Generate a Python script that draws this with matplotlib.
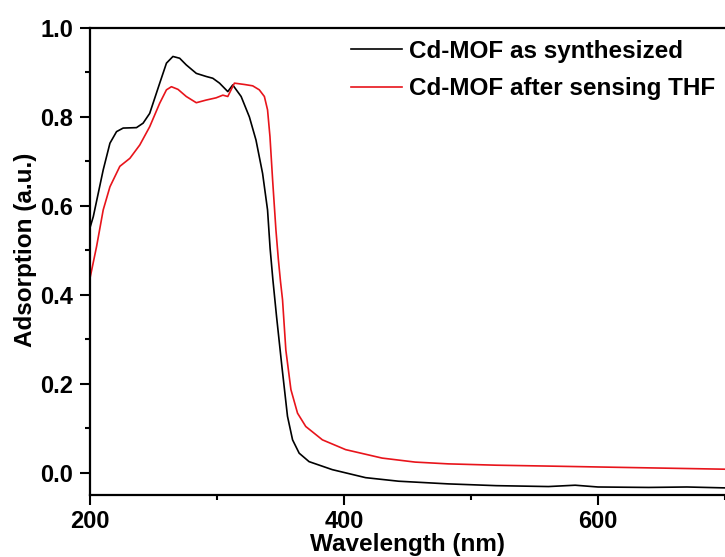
import matplotlib.pyplot as plt
from matplotlib.ticker import MultipleLocator

plt.rcParams['font.family'] = ['Liberation Sans', 'DejaVu Sans']
plt.rcParams['font.weight'] = 'bold'

# values
wl_black = [200, 202.6, 210.4, 215.7, 220.9, 226.1, 236.6, 241.8, 247, 254.9,
            260.2, 265.3, 270.6, 275.8, 283.7, 291.5, 296.7, 302, 308.5, 312.4,
            319, 325.5, 330.7, 335.9, 339.8, 341.8, 344, 346.9, 351.1, 355.5,
            359.5, 364.7, 372.5, 390.8, 417, 443, 482, 520, 561, 582, 600, 640,
            670, 700]
abs_black = [0.551, 0.576, 0.681, 0.741, 0.767, 0.775, 0.776, 0.786, 0.808, 0.876,
             0.921, 0.936, 0.932, 0.917, 0.898, 0.891, 0.887, 0.876, 0.857, 0.872,
             0.846, 0.800, 0.748, 0.673, 0.591, 0.505, 0.434, 0.351, 0.239, 0.127,
             0.074, 0.044, 0.025, 0.007, -0.011, -0.019, -0.025, -0.029, -0.031,
             -0.028, -0.032, -0.033, -0.032, -0.034]

wl_red = [200, 205.2, 210.4, 215.7, 223.5, 231.4, 239.2, 247, 254.9, 260.2,
          264.1, 269.3, 275.8, 283.7, 291.5, 299.3, 304.6, 308.5, 313.7, 321.6,
          328.1, 333.3, 337.3, 339.8, 341.7, 343.8, 346.4, 348.3, 350, 351.6,
          354.2, 358.2, 363.4, 369.9, 383, 401.3, 430, 456, 482, 520, 561, 620,
          700]
abs_red = [0.4375, 0.509, 0.591, 0.643, 0.689, 0.707, 0.737, 0.778, 0.831, 0.861,
           0.868, 0.862, 0.846, 0.832, 0.838, 0.843, 0.849, 0.846, 0.876, 0.873,
           0.870, 0.861, 0.846, 0.816, 0.756, 0.658, 0.546, 0.48, 0.43, 0.389,
           0.276, 0.187, 0.134, 0.104, 0.074, 0.052, 0.033, 0.024, 0.020, 0.017,
           0.015, 0.012, 0.008]

labels = ['Cd-MOF as synthesized', 'Cd-MOF after sensing THF']

fig = plt.figure(figsize=(7.25, 5.57), dpi=100)
ax = fig.add_axes([90 / 725, 62 / 557, 635 / 725, 467 / 557])

ax.plot(wl_black, abs_black, color='black', lw=1.2, label=labels[0])
ax.plot(wl_red, abs_red, color='#e8141b', lw=1.2, label=labels[1])

ax.set_xlim(200, 700)
ax.set_ylim(-0.05, 1.0)
ax.xaxis.set_major_locator(MultipleLocator(200))
ax.xaxis.set_minor_locator(MultipleLocator(100))
ax.yaxis.set_major_locator(MultipleLocator(0.2))
ax.yaxis.set_minor_locator(MultipleLocator(0.1))
ax.yaxis.set_major_formatter(plt.FormatStrFormatter('%.1f'))

for side in ['left', 'bottom', 'top']:
    ax.spines[side].set_linewidth(1.6)
ax.spines['right'].set_visible(False)
ax.tick_params(which='major', direction='out', length=7, width=1.5,
               labelsize=17, pad=5)
ax.tick_params(axis='x', which='major', pad=4)
ax.tick_params(which='minor', direction='out', length=3.5, width=1.5)

ax.set_xlabel('Wavelength (nm)', fontsize=17.5, fontweight='bold', labelpad=0)
ax.set_ylabel('Adsorption (a.u.)', fontsize=17.5, fontweight='bold')
ax.yaxis.set_label_coords(-0.083, 0.525)

ax.legend(loc='upper left', bbox_to_anchor=(351 / 725, 1 - 40 / 557),
          bbox_transform=fig.transFigure, frameon=False, fontsize=17.5,
          handlelength=2.1, handletextpad=0.3, labelspacing=0.58,
          borderpad=0, borderaxespad=0)

fig.savefig('out.png', dpi=100)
****************
__Given exercise__:
Copy the listing word for word, excluding its pictures.

__Exercise result__:
Generate a Python script that draws this with matplotlib.
import matplotlib.pyplot as plt
from matplotlib.ticker import MultipleLocator

plt.rcParams['font.family'] = ['Liberation Sans', 'DejaVu Sans']
plt.rcParams['font.weight'] = 'bold'

# values
wl_black = [200, 202.6, 210.4, 215.7, 220.9, 226.1, 236.6, 241.8, 247, 254.9,
            260.2, 265.3, 270.6, 275.8, 283.7, 291.5, 296.7, 302, 308.5, 312.4,
            319, 325.5, 330.7, 335.9, 339.8, 341.8, 344, 346.9, 351.1, 355.5,
            359.5, 364.7, 372.5, 390.8, 417, 443, 482, 520, 561, 582, 600, 640,
            670, 700]
abs_black = [0.551, 0.576, 0.681, 0.741, 0.767, 0.775, 0.776, 0.786, 0.808, 0.876,
             0.921, 0.936, 0.932, 0.917, 0.898, 0.891, 0.887, 0.876, 0.857, 0.872,
             0.846, 0.800, 0.748, 0.673, 0.591, 0.505, 0.434, 0.351, 0.239, 0.127,
             0.074, 0.044, 0.025, 0.007, -0.011, -0.019, -0.025, -0.029, -0.031,
             -0.028, -0.032, -0.033, -0.032, -0.034]

wl_red = [200, 205.2, 210.4, 215.7, 223.5, 231.4, 239.2, 247, 254.9, 260.2,
          264.1, 269.3, 275.8, 283.7, 291.5, 299.3, 304.6, 308.5, 313.7, 321.6,
          328.1, 333.3, 337.3, 339.8, 341.7, 343.8, 346.4, 348.3, 350, 351.6,
          354.2, 358.2, 363.4, 369.9, 383, 401.3, 430, 456, 482, 520, 561, 620,
          700]
abs_red = [0.4375, 0.509, 0.591, 0.643, 0.689, 0.707, 0.737, 0.778, 0.831, 0.861,
           0.868, 0.862, 0.846, 0.832, 0.838, 0.843, 0.849, 0.846, 0.876, 0.873,
           0.870, 0.861, 0.846, 0.816, 0.756, 0.658, 0.546, 0.48, 0.43, 0.389,
           0.276, 0.187, 0.134, 0.104, 0.074, 0.052, 0.033, 0.024, 0.020, 0.017,
           0.015, 0.012, 0.008]

labels = ['Cd-MOF as synthesized', 'Cd-MOF after sensing THF']

fig = plt.figure(figsize=(7.25, 5.57), dpi=100)
ax = fig.add_axes([90 / 725, 62 / 557, 635 / 725, 467 / 557])

ax.plot(wl_black, abs_black, color='black', lw=1.2, label=labels[0])
ax.plot(wl_red, abs_red, color='#e8141b', lw=1.2, label=labels[1])

ax.set_xlim(200, 700)
ax.set_ylim(-0.05, 1.0)
ax.xaxis.set_major_locator(MultipleLocator(200))
ax.xaxis.set_minor_locator(MultipleLocator(100))
ax.yaxis.set_major_locator(MultipleLocator(0.2))
ax.yaxis.set_minor_locator(MultipleLocator(0.1))
ax.yaxis.set_major_formatter(plt.FormatStrFormatter('%.1f'))

for side in ['left', 'bottom', 'top']:
    ax.spines[side].set_linewidth(1.6)
ax.spines['right'].set_visible(False)
ax.tick_params(which='major', direction='out', length=7, width=1.5,
               labelsize=17, pad=5)
ax.tick_params(axis='x', which='major', pad=4)
ax.tick_params(which='minor', direction='out', length=3.5, width=1.5)

ax.set_xlabel('Wavelength (nm)', fontsize=17.5, fontweight='bold', labelpad=0)
ax.set_ylabel('Adsorption (a.u.)', fontsize=17.5, fontweight='bold')
ax.yaxis.set_label_coords(-0.083, 0.525)

ax.legend(loc='upper left', bbox_to_anchor=(351 / 725, 1 - 40 / 557),
          bbox_transform=fig.transFigure, frameon=False, fontsize=17.5,
          handlelength=2.1, handletextpad=0.3, labelspacing=0.58,
          borderpad=0, borderaxespad=0)

fig.savefig('out.png', dpi=100)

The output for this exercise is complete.